> **WHAT NEEDS TO BE DONE**
Leave out all pictures. Return exactly the lines from the top of the material through the line containing "const chart = echarts.init(document.getElementById('c'));".

> **STORED DATA**
* Begin *

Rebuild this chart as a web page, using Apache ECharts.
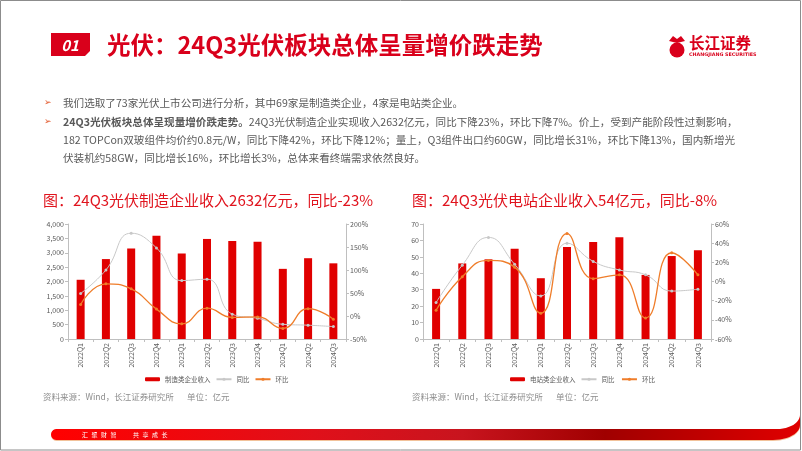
<!DOCTYPE html>
<html><head><meta charset="utf-8">
<script src="https://cdn.jsdelivr.net/npm/echarts@6/dist/echarts.min.js"></script>
<style>html,body{margin:0;padding:0;background:#fff}#c{width:802px;height:451px}</style>
</head><body><div id="c"></div>
<script>
const categories = ['2022Q1','2022Q2','2022Q3','2022Q4','2023Q1','2023Q2','2023Q3','2023Q4','2024Q1','2024Q2','2024Q3'];
const mfgRevenue = [2060,2780,3150,3590,2970,3480,3410,3380,2440,2810,2632];
const mfgYoY = [49,100,180,148,77,80,4,-5,-18,-20,-23];
const mfgQoQ = [25,70,59,15,-17,17,-3,-2,-27,16,-7];
const plantRevenue = [30.5,46,48.5,55,37,56,59,62,39,50.5,54];
const plantYoY = [-22,17,46,18,-15,40,21,12,7,-10,-8];
const plantQoQ = [-30,5,22,15,-33,50,3,7,-38,30,7];

const FONT = '"Noto Sans CJK SC","Noto Sans",sans-serif';
const RED = '#e00000', GRAY = '#c8c8c8', ORANGE = '#ef7d2a', TXT = '#595959';
const chart = echarts.init(document.getElementById('c'));

function xAxis(gi){return {type:'category',gridIndex:gi,data:categories,
  axisLine:{lineStyle:{color:'#bfbfbf'}},axisTick:{show:true,length:3,lineStyle:{color:'#bfbfbf'}},
  axisLabel:{rotate:90,fontSize:7,color:TXT,margin:4,fontFamily:FONT}};}
function yAxis(gi,min,max,iv,pos,fmt){return {type:'value',gridIndex:gi,min:min,max:max,interval:iv,position:pos,
  splitLine:{show:false},axisLine:{show:true,lineStyle:{color:'#bfbfbf'}},
  axisTick:{show:true,length:3,lineStyle:{color:'#bfbfbf'}},
  axisLabel:{fontSize:7,color:TXT,margin:4,fontFamily:FONT,formatter:fmt}};}
function lineS(name,data,color,xi,yi,w){return {name:name,type:'line',xAxisIndex:xi,yAxisIndex:yi,data:data,smooth:0.5,
  symbol:'circle',symbolSize:3,lineStyle:{color:color,width:w},itemStyle:{color:color}};}

const bullets = [
 {y:103, rich:'{n|我们选取了73家光伏上市公司进行分析，其中69家是制造类企业，4家是电站类企业。}', b:true},
 {y:122, rich:'{b|24Q3光伏板块总体呈现量增价跌走势。}{n|24Q3光伏制造企业实现收入2632亿元，同比下降23%，环比下降7%。价上，受到产能阶段性过剩影响，}', b:true},
 {y:140, rich:'{n|182 TOPCon双玻组件均价约0.8元/W，同比下降42%，环比下降12%；量上，Q3组件出口约60GW，同比增长31%，环比下降13%，国内新增光}', b:false},
 {y:158, rich:'{n|伏装机约58GW，同比增长16%，环比增长3%，总体来看终端需求依然良好。}', b:false}
];
// footer band outline (decoration only)
function band(top, bot, tr, br){
  const pts=[];
  const r=(bot-top)/2, cy=(top+bot)/2;
  for(let i=0;i<=10;i++){const a=Math.PI/2+i/10*Math.PI;pts.push([51+r+r*Math.cos(a), cy+r*Math.sin(a)]);}
  const tx=777, ty=tr;
  for(let i=0;i<=12;i++){const a=i/12*Math.PI/2;pts.push([tx+23*Math.sin(a), ty+(top-ty)*Math.cos(a)]);}
  const bx=773, by=br;
  for(let i=12;i>=0;i--){const a=i/12*Math.PI/2;pts.push([bx+27*Math.sin(a), by+(bot-by)*Math.cos(a)]);}
  return pts;
}
const graphics = [];
graphics.push({type:'rect',shape:{x:0.5,y:0.5,width:800,height:449.5},style:{fill:'none',stroke:'#8c8c8c',lineWidth:1},z:100});
// header box
graphics.push({type:'polygon',shape:{points:[[51,33],[90,33],[90,51],[85,56],[51,56]]},style:{fill:'#d9001b'}});
graphics.push({type:'text',x:70,y:45,style:{text:'01',fill:'#fff',font:'italic bold 15px '+FONT,align:'center',verticalAlign:'middle'}});
graphics.push({type:'text',x:107,y:45,style:{text:'光伏：24Q3光伏板块总体呈量增价跌走势',fill:'#d9001b',font:'bold 23.5px '+FONT,verticalAlign:'middle'}});
// logo
graphics.push({type:'circle',shape:{cx:677,cy:50,r:7.5},style:{fill:'#d9001b'}});
graphics.push({type:'polygon',shape:{points:[[669,41],[673,36],[677,39],[681,36],[685,41],[677,43]]},style:{fill:'#d9001b'}});
graphics.push({type:'text',x:689,y:43,style:{text:'长江证券',fill:'#d9001b',font:'bold 15.5px '+FONT,verticalAlign:'middle'}});
graphics.push({type:'text',x:689,y:54.5,style:{text:'CHANGJIANG SECURITIES',fill:'#d9001b',font:'bold 4.8px "DejaVu Sans",sans-serif',verticalAlign:'middle'}});
// bullets
bullets.forEach(function(b){
  if(b.b) graphics.push({type:'text',x:44,y:b.y,style:{text:'➢',fill:'#e2572a',font:'9px "DejaVu Sans",sans-serif',verticalAlign:'middle'}});
  graphics.push({type:'text',x:63,y:b.y,style:{text:b.rich,verticalAlign:'middle',
    rich:{n:{fill:TXT,font:'10.6px '+FONT},b:{fill:TXT,font:'bold 10.6px '+FONT}}}});
});
// chart titles
graphics.push({type:'text',x:43,y:200,style:{text:'图：24Q3光伏制造企业收入2632亿元，同比-23%',fill:'#e0141e',font:'15px '+FONT,verticalAlign:'middle'}});
graphics.push({type:'text',x:412,y:200,style:{text:'图：24Q3光伏电站企业收入54亿元，同比-8%',fill:'#e0141e',font:'15px '+FONT,verticalAlign:'middle'}});
// sources
graphics.push({type:'text',x:43,y:397,style:{text:'资料来源：Wind，长江证券研究所       单位：亿元',fill:'#8c8c8c',font:'8.5px '+FONT,verticalAlign:'middle'}});
graphics.push({type:'text',x:412,y:397,style:{text:'资料来源：Wind，长江证券研究所       单位：亿元',fill:'#8c8c8c',font:'8.5px '+FONT,verticalAlign:'middle'}});
// footer
graphics.push({type:'polygon',shape:{points:band(429.5,441,415.5,426)},style:{fill:'#f2c29a'}});
graphics.push({type:'polygon',shape:{points:band(429,440,415,425)},
  style:{fill:new echarts.graphic.LinearGradient(0,0,1,0,[{offset:0,color:'#ff0000'},{offset:0.35,color:'#e0101a'},{offset:0.55,color:'#c8141e'},{offset:0.74,color:'#a00000'},{offset:1,color:'#e00000'}])}});
'汇聚财智'.split('').forEach(function(ch,i){graphics.push({type:'text',x:82+i*9.5,y:434.5,style:{text:ch,fill:'#fff',font:'6px '+FONT,verticalAlign:'middle'}});});
'共享成长'.split('').forEach(function(ch,i){graphics.push({type:'text',x:133+i*9.5,y:434.5,style:{text:ch,fill:'#fff',font:'6px '+FONT,verticalAlign:'middle'}});});

const option = {
  animation:false,
  textStyle:{fontFamily:FONT},
  graphic:graphics,
  grid:[{left:68,top:224,width:278,height:115},{left:423,top:224,width:288,height:115}],
  xAxis:[xAxis(0),xAxis(1)],
  yAxis:[
    yAxis(0,0,4000,500,'left',function(v){return v.toLocaleString('en-US');}),
    yAxis(0,-50,200,50,'right','{value}%'),
    yAxis(1,0,70,10,'left','{value}'),
    yAxis(1,-60,60,20,'right','{value}%')
  ],
  legend:[
    {left:140,top:371,itemWidth:15,itemHeight:4,itemGap:5,textStyle:{fontSize:6.5,color:TXT},data:['制造类企业收入','同比','环比']},
    {left:505,top:371,itemWidth:15,itemHeight:4,itemGap:5,textStyle:{fontSize:6.5,color:TXT},data:['电站类企业收入','同比 ','环比 ']}
  ],
  series:[
    {name:'制造类企业收入',type:'bar',xAxisIndex:0,yAxisIndex:0,data:mfgRevenue,barWidth:8,itemStyle:{color:RED}},
    lineS('同比',mfgYoY,GRAY,0,1,1),
    lineS('环比',mfgQoQ,ORANGE,0,1,1.3),
    {name:'电站类企业收入',type:'bar',xAxisIndex:1,yAxisIndex:2,data:plantRevenue,barWidth:8,itemStyle:{color:RED}},
    lineS('同比 ',plantYoY,GRAY,1,3,1),
    lineS('环比 ',plantQoQ,ORANGE,1,3,1.3)
  ]
};
chart.setOption(option);
</script></body></html>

* End *

> **ANSWER TO THE EXERCISE**
Rebuild this chart as a web page, using Apache ECharts.
<!DOCTYPE html>
<html><head><meta charset="utf-8">
<script src="https://cdn.jsdelivr.net/npm/echarts@6/dist/echarts.min.js"></script>
<style>html,body{margin:0;padding:0;background:#fff}#c{width:802px;height:451px}</style>
</head><body><div id="c"></div>
<script>
const categories = ['2022Q1','2022Q2','2022Q3','2022Q4','2023Q1','2023Q2','2023Q3','2023Q4','2024Q1','2024Q2','2024Q3'];
const mfgRevenue = [2060,2780,3150,3590,2970,3480,3410,3380,2440,2810,2632];
const mfgYoY = [49,100,180,148,77,80,4,-5,-18,-20,-23];
const mfgQoQ = [25,70,59,15,-17,17,-3,-2,-27,16,-7];
const plantRevenue = [30.5,46,48.5,55,37,56,59,62,39,50.5,54];
const plantYoY = [-22,17,46,18,-15,40,21,12,7,-10,-8];
const plantQoQ = [-30,5,22,15,-33,50,3,7,-38,30,7];

const FONT = '"Noto Sans CJK SC","Noto Sans",sans-serif';
const RED = '#e00000', GRAY = '#c8c8c8', ORANGE = '#ef7d2a', TXT = '#595959';
const chart = echarts.init(document.getElementById('c'));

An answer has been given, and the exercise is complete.